Slave trading contributed to those ideas that regarded him as the first "self-made" man/president. Abraham Lincoln might've been the best example of a "self-made" man, but Andrew Jackson was the forefather of that ideology. Having born into poverty, and struggled most of his life through poverty, he climbed the first step in the ladder of success by knowing that the step was in the practice of law. After some years of practice, it paid off, eventually leading to his marriage into aristocracy to Rachel Donelson.
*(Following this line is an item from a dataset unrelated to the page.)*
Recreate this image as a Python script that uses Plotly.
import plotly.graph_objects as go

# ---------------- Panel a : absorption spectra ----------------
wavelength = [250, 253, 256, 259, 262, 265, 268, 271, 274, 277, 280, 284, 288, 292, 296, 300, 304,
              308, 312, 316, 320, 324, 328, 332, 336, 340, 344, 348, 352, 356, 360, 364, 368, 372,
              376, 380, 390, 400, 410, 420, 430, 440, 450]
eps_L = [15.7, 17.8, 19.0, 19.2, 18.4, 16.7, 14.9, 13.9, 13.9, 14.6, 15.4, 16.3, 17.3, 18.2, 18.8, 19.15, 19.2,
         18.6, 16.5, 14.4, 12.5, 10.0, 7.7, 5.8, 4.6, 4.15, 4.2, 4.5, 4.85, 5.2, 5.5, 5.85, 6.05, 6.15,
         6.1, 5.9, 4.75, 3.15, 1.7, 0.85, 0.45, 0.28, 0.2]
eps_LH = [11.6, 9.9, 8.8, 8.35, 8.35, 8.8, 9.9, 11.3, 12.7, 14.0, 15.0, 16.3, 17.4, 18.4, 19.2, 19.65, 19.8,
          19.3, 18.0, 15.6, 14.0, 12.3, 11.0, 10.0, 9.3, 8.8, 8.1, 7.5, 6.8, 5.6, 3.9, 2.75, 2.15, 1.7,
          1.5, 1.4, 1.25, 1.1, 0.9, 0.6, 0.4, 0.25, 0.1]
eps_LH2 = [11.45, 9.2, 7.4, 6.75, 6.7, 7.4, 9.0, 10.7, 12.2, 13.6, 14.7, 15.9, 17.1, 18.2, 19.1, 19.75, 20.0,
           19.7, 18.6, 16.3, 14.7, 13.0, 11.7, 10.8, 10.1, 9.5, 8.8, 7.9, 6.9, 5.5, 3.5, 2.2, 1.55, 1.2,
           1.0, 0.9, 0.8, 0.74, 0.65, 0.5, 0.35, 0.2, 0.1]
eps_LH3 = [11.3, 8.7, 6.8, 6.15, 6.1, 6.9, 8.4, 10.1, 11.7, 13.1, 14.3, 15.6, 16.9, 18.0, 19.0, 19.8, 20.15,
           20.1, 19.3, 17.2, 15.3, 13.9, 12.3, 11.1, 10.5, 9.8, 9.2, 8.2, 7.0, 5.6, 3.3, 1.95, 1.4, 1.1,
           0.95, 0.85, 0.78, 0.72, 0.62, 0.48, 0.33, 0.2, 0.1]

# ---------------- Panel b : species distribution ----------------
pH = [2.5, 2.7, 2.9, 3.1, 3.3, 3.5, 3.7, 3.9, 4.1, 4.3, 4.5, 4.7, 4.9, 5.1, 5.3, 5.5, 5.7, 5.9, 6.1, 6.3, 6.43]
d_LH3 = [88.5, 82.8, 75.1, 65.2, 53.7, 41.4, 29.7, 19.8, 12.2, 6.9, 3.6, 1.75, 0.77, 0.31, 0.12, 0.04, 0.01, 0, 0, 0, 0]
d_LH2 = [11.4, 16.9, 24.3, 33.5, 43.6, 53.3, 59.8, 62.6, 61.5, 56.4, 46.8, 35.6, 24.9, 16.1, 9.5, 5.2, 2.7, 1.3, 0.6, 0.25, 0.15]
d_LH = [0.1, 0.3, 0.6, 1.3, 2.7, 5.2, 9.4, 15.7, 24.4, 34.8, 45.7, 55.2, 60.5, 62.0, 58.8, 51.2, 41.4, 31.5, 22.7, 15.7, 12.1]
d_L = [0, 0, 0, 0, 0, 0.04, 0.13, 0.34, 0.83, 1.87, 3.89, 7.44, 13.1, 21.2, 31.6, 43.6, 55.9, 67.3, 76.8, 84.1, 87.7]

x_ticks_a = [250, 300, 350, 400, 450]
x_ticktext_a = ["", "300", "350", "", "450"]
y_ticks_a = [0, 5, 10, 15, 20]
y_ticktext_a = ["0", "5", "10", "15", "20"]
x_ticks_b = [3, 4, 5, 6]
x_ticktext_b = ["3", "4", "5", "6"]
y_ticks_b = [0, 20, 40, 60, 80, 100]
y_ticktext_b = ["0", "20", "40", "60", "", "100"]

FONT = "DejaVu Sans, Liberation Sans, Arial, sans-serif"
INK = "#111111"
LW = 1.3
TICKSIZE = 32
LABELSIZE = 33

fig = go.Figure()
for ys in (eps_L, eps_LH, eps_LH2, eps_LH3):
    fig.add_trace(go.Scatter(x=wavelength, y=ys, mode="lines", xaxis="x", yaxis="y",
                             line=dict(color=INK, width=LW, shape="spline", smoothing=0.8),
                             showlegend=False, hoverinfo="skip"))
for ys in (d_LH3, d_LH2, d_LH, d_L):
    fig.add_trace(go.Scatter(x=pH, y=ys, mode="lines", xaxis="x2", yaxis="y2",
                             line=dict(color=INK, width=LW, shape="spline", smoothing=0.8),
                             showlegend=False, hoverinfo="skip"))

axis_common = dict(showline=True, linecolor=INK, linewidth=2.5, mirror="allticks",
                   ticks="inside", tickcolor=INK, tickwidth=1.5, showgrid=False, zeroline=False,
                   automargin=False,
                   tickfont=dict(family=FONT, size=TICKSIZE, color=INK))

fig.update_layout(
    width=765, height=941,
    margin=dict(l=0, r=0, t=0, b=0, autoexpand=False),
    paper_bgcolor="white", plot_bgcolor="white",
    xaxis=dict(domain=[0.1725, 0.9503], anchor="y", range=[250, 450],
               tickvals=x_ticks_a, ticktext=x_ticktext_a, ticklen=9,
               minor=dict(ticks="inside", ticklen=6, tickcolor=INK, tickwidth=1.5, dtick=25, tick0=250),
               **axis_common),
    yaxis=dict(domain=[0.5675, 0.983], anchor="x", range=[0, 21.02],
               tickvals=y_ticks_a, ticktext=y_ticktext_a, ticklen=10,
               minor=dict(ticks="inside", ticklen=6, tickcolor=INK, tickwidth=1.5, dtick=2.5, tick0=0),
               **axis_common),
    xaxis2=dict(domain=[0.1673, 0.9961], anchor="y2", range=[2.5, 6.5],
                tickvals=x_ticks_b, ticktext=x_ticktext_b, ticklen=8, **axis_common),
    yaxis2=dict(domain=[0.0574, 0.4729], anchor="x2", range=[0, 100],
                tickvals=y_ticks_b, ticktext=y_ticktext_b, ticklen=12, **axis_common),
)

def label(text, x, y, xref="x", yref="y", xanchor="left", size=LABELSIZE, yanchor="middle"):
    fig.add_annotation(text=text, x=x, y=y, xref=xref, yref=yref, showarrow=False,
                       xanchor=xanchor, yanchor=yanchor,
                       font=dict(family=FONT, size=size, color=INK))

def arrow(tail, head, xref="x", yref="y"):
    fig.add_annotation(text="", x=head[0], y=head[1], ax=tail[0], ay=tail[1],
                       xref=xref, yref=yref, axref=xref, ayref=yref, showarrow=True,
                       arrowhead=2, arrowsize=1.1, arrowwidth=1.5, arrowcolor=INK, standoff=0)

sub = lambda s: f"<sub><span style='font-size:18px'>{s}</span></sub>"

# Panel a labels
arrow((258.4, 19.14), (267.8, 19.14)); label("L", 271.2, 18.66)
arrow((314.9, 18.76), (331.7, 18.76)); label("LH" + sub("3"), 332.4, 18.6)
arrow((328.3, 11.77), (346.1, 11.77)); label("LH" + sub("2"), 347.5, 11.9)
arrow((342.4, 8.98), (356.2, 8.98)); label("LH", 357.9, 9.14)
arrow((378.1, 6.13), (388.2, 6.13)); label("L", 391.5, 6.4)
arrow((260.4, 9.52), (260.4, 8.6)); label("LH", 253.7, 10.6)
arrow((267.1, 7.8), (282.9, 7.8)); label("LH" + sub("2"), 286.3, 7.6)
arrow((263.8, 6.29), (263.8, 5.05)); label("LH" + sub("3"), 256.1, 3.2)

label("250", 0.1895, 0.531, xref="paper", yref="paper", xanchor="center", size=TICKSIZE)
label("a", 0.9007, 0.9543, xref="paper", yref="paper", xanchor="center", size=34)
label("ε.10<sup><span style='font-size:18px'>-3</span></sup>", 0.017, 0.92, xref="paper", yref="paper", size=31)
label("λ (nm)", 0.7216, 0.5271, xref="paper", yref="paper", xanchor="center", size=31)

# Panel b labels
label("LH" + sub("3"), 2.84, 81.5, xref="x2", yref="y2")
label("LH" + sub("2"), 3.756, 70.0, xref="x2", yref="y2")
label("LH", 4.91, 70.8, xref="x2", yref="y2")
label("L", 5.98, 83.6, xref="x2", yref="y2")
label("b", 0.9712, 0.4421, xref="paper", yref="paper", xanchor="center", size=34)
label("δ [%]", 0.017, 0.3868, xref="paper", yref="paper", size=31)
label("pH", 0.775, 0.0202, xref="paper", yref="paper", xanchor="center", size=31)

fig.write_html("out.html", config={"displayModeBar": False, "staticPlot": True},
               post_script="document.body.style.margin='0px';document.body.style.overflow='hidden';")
Out of all three of these relationships into 19th century American History, Andrew Jackson's thoughts and acts towards the Native Americans is the most intensified subject. In this field, Jackson typified the "white man that would cheat the Indian out of land he did not own in the first place!" President Jackson's greatest action towards Indian removal came in the form of the Trail of Tears. This started in the state of Georgia, where the Cherokee nation was "catching" up to the white man, and as a measure of defense or out of fear, as Calhoun states, "The whole trouble with the Cherokees, ..., was precisely their progress in civilization." Jackson, whom sometime ago made treaties and talked of peace with the "5 civilized tribes" of the Southeast, is now driving the Cherokees out of land that the "white, middle-classed" man wants. And so, with the Indian Removal Act of 1830, the Cherokee Indian population was forced to move from Georgia into what is now Oklahoma, losing about 1/4th of the total population along the way.
Merits and Assessment
My assessment as to the merit of this book is that it is one of great moral and intellectual integrity. It cannot stress more on the moral side as it unbiasly tells the reader the whole truth about Andrew Jackson's love life, family life, war life, and political life. This book is intellectually stimulating, making you feel the urge to somehow, some way, relive the life of Jackson, but you know that is not possible, so you go and reread the book again. Andrew Jackson and His America clearly depicts emotions, and even though there is no open dialogue, you get a sense of what the characters feel during trying times.